### WRITTEN PROBLEM
Both the line containing "Generate a LaTeX" and the line containing "(0,0) rectangle (1144,685);" belong in the copy, as do all lines between them, copied exactly; pictures do not.

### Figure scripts
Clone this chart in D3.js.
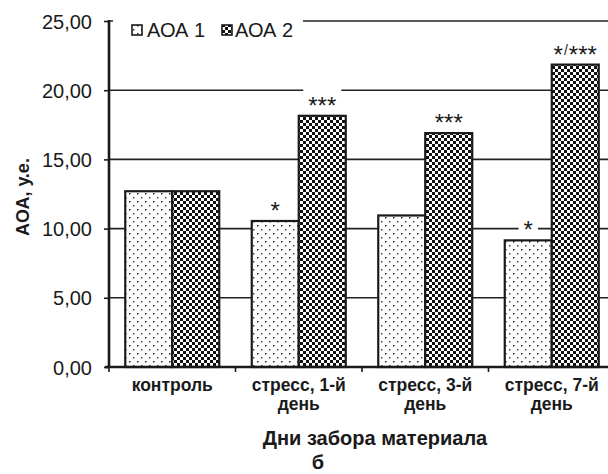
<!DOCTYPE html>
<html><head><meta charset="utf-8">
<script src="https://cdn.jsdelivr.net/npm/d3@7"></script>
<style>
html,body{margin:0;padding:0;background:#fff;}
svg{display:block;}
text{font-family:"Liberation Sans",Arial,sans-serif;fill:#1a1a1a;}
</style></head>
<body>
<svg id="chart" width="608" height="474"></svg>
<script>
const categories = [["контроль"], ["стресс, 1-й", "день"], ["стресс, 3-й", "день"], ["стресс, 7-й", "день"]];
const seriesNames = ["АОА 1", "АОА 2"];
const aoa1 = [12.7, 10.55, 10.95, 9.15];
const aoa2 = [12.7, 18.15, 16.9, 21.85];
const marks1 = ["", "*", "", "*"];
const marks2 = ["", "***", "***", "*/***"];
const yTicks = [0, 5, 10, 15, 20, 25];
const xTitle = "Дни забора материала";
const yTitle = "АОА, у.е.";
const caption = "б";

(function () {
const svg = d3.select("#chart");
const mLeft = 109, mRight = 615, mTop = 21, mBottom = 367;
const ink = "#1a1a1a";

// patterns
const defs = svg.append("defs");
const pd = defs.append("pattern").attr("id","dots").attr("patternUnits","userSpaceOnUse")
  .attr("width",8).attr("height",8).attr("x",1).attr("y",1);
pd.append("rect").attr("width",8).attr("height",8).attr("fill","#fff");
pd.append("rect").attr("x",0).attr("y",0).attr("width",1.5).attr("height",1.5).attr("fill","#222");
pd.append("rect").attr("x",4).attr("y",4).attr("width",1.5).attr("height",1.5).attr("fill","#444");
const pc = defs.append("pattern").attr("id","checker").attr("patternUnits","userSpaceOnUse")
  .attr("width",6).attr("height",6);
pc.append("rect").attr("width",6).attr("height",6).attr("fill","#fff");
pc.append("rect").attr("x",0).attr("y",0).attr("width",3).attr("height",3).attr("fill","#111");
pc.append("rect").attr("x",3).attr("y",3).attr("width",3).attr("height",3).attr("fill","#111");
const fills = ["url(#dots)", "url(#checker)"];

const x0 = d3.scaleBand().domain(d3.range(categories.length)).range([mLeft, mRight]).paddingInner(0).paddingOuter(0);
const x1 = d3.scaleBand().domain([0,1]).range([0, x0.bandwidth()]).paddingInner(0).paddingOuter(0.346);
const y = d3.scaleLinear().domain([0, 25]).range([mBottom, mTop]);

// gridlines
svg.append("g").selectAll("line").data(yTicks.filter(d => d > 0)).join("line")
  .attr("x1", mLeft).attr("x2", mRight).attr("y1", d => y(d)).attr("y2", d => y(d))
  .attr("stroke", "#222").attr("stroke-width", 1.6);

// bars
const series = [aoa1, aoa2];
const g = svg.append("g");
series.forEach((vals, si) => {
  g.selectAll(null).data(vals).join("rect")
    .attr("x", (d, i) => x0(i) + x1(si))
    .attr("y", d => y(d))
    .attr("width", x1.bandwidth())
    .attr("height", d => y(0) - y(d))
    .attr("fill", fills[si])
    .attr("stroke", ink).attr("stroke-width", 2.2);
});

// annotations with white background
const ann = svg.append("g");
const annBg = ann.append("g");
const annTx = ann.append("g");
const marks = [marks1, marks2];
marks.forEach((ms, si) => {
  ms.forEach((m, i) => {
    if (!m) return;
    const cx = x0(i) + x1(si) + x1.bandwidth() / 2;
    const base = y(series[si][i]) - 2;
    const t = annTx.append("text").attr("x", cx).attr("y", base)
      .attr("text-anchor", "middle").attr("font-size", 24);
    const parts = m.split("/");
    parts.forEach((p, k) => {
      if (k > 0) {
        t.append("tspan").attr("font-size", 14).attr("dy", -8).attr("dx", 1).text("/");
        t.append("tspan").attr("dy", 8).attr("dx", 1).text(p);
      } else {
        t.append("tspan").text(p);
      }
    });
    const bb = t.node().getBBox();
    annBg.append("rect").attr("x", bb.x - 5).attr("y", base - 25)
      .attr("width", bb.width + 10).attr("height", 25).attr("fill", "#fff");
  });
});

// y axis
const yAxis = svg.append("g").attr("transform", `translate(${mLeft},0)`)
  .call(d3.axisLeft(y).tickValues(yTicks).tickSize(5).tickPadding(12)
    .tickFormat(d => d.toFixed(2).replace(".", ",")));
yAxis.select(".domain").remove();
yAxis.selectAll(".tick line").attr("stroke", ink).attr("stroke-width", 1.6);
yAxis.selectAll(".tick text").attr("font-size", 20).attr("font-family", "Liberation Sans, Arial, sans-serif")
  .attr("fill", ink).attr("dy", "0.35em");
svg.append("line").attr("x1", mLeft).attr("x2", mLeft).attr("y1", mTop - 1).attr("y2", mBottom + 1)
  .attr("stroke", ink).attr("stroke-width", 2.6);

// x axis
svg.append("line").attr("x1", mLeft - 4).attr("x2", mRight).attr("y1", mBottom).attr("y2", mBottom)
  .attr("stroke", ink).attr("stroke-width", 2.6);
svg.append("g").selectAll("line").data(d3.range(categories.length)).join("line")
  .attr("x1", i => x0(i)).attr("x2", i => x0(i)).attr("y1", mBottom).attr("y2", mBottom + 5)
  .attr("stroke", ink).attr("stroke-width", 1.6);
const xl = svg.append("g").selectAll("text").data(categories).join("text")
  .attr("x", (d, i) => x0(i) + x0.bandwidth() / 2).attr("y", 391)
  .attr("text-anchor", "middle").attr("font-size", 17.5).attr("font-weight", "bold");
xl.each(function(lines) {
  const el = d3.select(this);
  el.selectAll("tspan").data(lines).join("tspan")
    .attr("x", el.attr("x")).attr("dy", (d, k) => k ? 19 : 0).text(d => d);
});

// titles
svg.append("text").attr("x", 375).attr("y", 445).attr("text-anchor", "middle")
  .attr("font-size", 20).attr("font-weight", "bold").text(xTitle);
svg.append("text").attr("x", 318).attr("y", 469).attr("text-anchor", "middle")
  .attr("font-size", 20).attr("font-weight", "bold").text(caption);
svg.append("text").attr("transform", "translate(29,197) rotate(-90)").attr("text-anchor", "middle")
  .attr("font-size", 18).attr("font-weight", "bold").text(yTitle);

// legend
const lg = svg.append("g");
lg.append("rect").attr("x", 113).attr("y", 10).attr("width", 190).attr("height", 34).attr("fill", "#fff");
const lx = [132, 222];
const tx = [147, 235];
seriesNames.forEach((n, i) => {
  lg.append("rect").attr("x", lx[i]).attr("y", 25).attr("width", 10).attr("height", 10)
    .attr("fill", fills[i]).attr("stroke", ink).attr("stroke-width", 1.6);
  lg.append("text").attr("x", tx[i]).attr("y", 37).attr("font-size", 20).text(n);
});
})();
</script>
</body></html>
--
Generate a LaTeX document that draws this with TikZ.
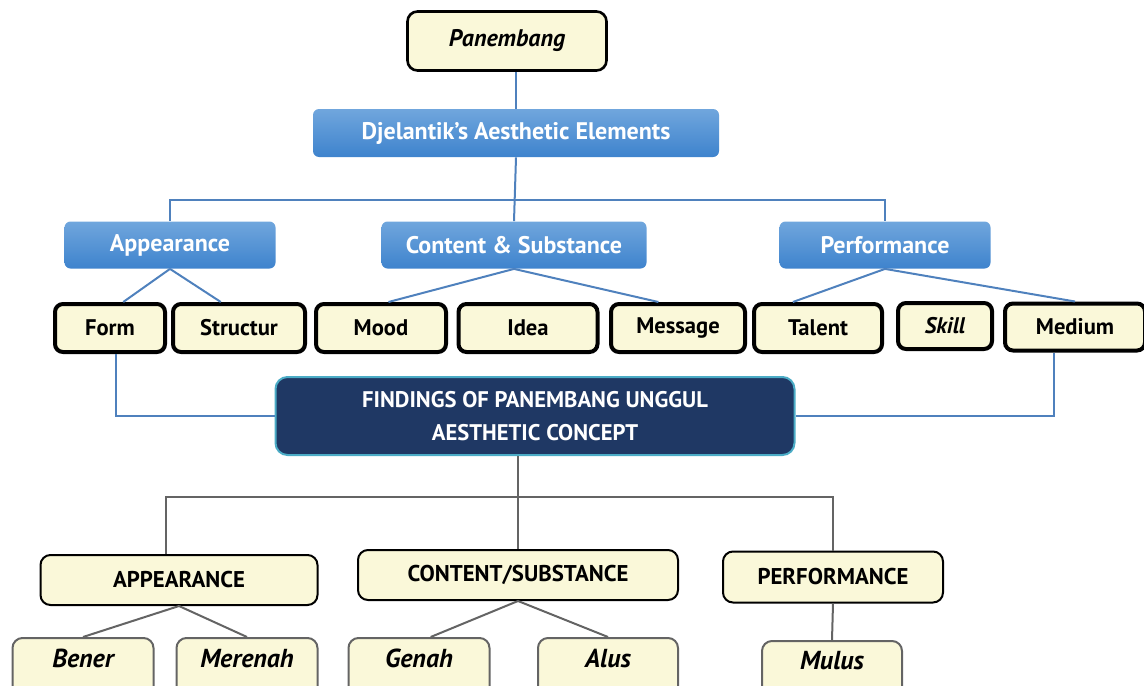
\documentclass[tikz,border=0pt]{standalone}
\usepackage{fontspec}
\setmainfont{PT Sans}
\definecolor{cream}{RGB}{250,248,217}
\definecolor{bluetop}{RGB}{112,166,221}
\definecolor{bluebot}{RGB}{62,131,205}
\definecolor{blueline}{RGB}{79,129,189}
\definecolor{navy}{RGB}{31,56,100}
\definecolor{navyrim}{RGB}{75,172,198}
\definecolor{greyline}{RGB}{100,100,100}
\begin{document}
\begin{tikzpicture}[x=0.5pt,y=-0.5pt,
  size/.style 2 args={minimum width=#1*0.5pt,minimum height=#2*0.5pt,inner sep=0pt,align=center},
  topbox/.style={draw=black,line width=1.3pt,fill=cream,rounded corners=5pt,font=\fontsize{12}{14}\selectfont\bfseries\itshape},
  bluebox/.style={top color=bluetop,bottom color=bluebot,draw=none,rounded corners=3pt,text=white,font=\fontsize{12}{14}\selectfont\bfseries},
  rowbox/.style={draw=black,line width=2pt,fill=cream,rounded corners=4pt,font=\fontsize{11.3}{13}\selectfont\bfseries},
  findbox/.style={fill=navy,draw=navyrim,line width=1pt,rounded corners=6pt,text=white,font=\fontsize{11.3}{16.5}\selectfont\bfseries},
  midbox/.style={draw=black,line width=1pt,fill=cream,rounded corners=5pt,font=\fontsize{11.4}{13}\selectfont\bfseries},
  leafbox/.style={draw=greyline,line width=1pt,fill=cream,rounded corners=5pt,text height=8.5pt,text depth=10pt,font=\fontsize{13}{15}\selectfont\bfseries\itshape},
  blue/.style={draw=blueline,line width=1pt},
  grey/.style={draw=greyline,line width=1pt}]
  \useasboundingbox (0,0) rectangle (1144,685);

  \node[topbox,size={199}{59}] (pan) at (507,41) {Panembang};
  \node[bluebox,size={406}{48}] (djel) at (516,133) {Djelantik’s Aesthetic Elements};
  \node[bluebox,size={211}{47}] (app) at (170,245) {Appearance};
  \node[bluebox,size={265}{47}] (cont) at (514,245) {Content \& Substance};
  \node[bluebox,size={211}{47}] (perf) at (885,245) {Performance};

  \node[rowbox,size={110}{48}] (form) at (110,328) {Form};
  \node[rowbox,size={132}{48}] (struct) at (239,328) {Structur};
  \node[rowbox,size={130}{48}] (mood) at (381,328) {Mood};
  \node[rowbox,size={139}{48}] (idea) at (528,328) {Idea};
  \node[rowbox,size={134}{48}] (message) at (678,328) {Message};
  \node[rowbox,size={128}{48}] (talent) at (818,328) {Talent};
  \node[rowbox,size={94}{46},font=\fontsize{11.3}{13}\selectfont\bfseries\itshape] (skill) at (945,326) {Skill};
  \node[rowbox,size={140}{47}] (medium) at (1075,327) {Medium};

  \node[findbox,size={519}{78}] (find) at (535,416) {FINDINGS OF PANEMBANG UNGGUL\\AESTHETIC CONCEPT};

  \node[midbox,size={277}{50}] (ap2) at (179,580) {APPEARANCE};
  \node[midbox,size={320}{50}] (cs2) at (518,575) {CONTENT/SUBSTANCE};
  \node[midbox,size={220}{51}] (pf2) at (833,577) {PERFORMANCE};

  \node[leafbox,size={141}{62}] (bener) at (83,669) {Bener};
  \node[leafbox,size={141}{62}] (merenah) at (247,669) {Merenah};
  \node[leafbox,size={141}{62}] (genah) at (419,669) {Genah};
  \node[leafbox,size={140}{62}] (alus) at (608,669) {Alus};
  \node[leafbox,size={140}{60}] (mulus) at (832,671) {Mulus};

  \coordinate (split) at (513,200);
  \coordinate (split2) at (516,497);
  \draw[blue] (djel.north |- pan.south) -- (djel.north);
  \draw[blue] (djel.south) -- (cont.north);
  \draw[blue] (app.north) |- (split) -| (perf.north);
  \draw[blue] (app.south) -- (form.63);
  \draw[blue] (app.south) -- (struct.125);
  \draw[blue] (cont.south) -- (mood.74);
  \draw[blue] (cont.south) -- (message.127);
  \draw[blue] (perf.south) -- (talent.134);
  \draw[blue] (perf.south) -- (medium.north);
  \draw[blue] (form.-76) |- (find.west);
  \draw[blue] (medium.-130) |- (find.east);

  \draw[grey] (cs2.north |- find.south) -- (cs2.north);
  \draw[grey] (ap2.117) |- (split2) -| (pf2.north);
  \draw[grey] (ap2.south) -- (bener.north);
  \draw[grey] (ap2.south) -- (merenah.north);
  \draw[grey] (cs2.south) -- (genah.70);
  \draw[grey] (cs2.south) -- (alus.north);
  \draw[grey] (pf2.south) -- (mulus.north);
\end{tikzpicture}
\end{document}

### SOLVED EXERCISE
Generate a LaTeX document that draws this with TikZ.
\documentclass[tikz,border=0pt]{standalone}
\usepackage{fontspec}
\setmainfont{PT Sans}
\definecolor{cream}{RGB}{250,248,217}
\definecolor{bluetop}{RGB}{112,166,221}
\definecolor{bluebot}{RGB}{62,131,205}
\definecolor{blueline}{RGB}{79,129,189}
\definecolor{navy}{RGB}{31,56,100}
\definecolor{navyrim}{RGB}{75,172,198}
\definecolor{greyline}{RGB}{100,100,100}
\begin{document}
\begin{tikzpicture}[x=0.5pt,y=-0.5pt,
  size/.style 2 args={minimum width=#1*0.5pt,minimum height=#2*0.5pt,inner sep=0pt,align=center},
  topbox/.style={draw=black,line width=1.3pt,fill=cream,rounded corners=5pt,font=\fontsize{12}{14}\selectfont\bfseries\itshape},
  bluebox/.style={top color=bluetop,bottom color=bluebot,draw=none,rounded corners=3pt,text=white,font=\fontsize{12}{14}\selectfont\bfseries},
  rowbox/.style={draw=black,line width=2pt,fill=cream,rounded corners=4pt,font=\fontsize{11.3}{13}\selectfont\bfseries},
  findbox/.style={fill=navy,draw=navyrim,line width=1pt,rounded corners=6pt,text=white,font=\fontsize{11.3}{16.5}\selectfont\bfseries},
  midbox/.style={draw=black,line width=1pt,fill=cream,rounded corners=5pt,font=\fontsize{11.4}{13}\selectfont\bfseries},
  leafbox/.style={draw=greyline,line width=1pt,fill=cream,rounded corners=5pt,text height=8.5pt,text depth=10pt,font=\fontsize{13}{15}\selectfont\bfseries\itshape},
  blue/.style={draw=blueline,line width=1pt},
  grey/.style={draw=greyline,line width=1pt}]
  \useasboundingbox (0,0) rectangle (1144,685);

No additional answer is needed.